I’ve lived in and around Cleveland for most of my life, so I’ve learned a lot about living in the cold. The secret to staying warm outside is layering your clothes. Concentrate on your torso. I wore a t-shirt, a sweatshirt, and jeans. I borrowed a pair of my son’s gym socks, which cover me up to the knee and used plastic shopping bags to give me an extra water-proof layer inside my shoes. If it were colder I would have put a second pair of socks over the bags and worn long john pants or over-sized sweats over my jeans. My coat is a big part of how I stay warm, too. It’s heavy denim with a quilted cotton liner. It covers me down to my knees, and the sleeves are folded back just far enough to cover the back of my hands.

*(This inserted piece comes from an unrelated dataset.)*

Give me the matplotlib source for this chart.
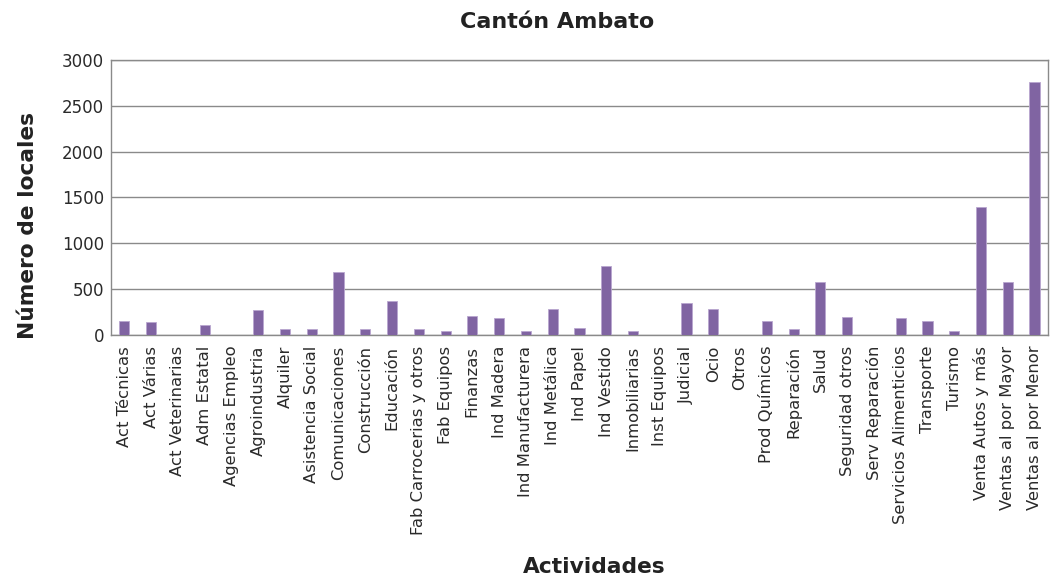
import matplotlib
matplotlib.use("Agg")
import matplotlib.pyplot as plt
import numpy as np

categories = ["Act Técnicas", "Act Várias", "Act Veterinarias", "Adm Estatal", "Agencias Empleo",
              "Agroindustria", "Alquiler", "Asistencia Social", "Comunicaciones", "Construcción",
              "Educación", "Fab Carrocerias y otros", "Fab Equipos", "Finanzas", "Ind Madera",
              "Ind Manufacturera", "Ind Metálica", "Ind Papel", "Ind Vestido", "Inmobiliarias",
              "Inst Equipos", "Judicial", "Ocio", "Otros", "Prod Químicos", "Reparación", "Salud",
              "Seguridad otros", "Serv Reparación", "Servicios Alimenticios", "Transporte", "Turismo",
              "Venta Autos y más", "Ventas al por Mayor", "Ventas al por Menor"]
values = [148, 135, 0, 106, 0,
          273, 66, 66, 681, 66,
          371, 66, 44, 200, 179,
          44, 280, 73, 746, 44,
          0, 350, 277, 0, 150, 59, 575,
          197, 0, 182, 150, 44,
          1394, 575, 2755]
yticks = [0, 500, 1000, 1500, 2000, 2500, 3000]

title = "Cantón Ambato"
xlabel = "Actividades"
ylabel = "Número de locales"

fig = plt.figure(figsize=(10.5, 5.8), dpi=100)
ax = fig.add_axes([0.1057, 0.4229, 0.8923, 0.4737])

x = np.arange(len(categories))
ax.bar(x, values, width=0.38, color="#8064A2", edgecolor="#b9a6cf", linewidth=0.6, zorder=3)

ax.set_xlim(-0.5, len(categories) - 0.5)
ax.set_ylim(0, 3000)
ax.set_yticks(yticks)
ax.set_yticklabels([str(v) for v in yticks], fontsize=12, color="#2a2a2a")
ax.set_xticks(x)
ax.set_xticklabels(categories, rotation=90, fontsize=11.8, color="#2a2a2a")
ax.tick_params(axis="x", length=0, pad=8)
ax.tick_params(axis="y", length=0, pad=5)
ax.yaxis.grid(True, color="#8a8a8a", linewidth=1.0, zorder=0)
for s in ax.spines.values():
    s.set_color("#8a8a8a")
    s.set_linewidth(1.0)

fig.text(0.531, 0.962, title, ha="center", va="center", fontsize=16, fontweight="bold", color="#222222")
fig.text(0.566, 0.022, xlabel, ha="center", va="center", fontsize=15.7, fontweight="bold", color="#222222")
fig.text(0.027, 0.612, ylabel, ha="center", va="center", rotation=90, fontsize=15.7, fontweight="bold", color="#222222")

fig.savefig("out.png", dpi=100)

Yes, it’s a few sizes too big, but that’s just perfect for working outside. It doesn’t cut down my movement and the pocket of air inside the coat keeps me warmer than a tight coat would. Add my leather work gloves, a scarf and knit cap and I was toasty warm within the squalling snow. The temperature was only about 19° F outside while I was working, but my wind chill index tells me it was feeling closer to 1° F. Thirty minutes of exposure to that can equal frostbite, so you have to respect the conditions if you need to work or travel outside in the cold.

I’m just making pasta for dinner tonight, but I’m going to try making my own cinnamon rolls as a treat later. ( Cinnamon Rolls @ ) While I’ve enjoyed being a good cook for many years, I was always secretly intimidated by baking. So recently I’ve been challenging myself to do more of it. I’ve baked a few loaves of my very own bread from scratch ( Homemade Bread @ ), and even one of herb-cheese bread. Using one of my dough recipes I also made a pepperoni roll! That was pretty good, though I think next time it will be even better. That’s one of the things I love most about cooking, the experimentation. Every time I try something new I learn things and get new ideas on how to improve something. I love using lots of herbs and other flavors in the things I cook. I find most of my new recipes on the internet these days, and I really encourage everyone to try it. Even if you aren’t a confident cook yet, you can find videos to teach you techniques you might not be familiar with, and wonderful step-by-step guides for all kinds of things. Do you have any favorite foods you haven’t had in years? Do a quick Google search and find out how easy it can be to make it for yourself!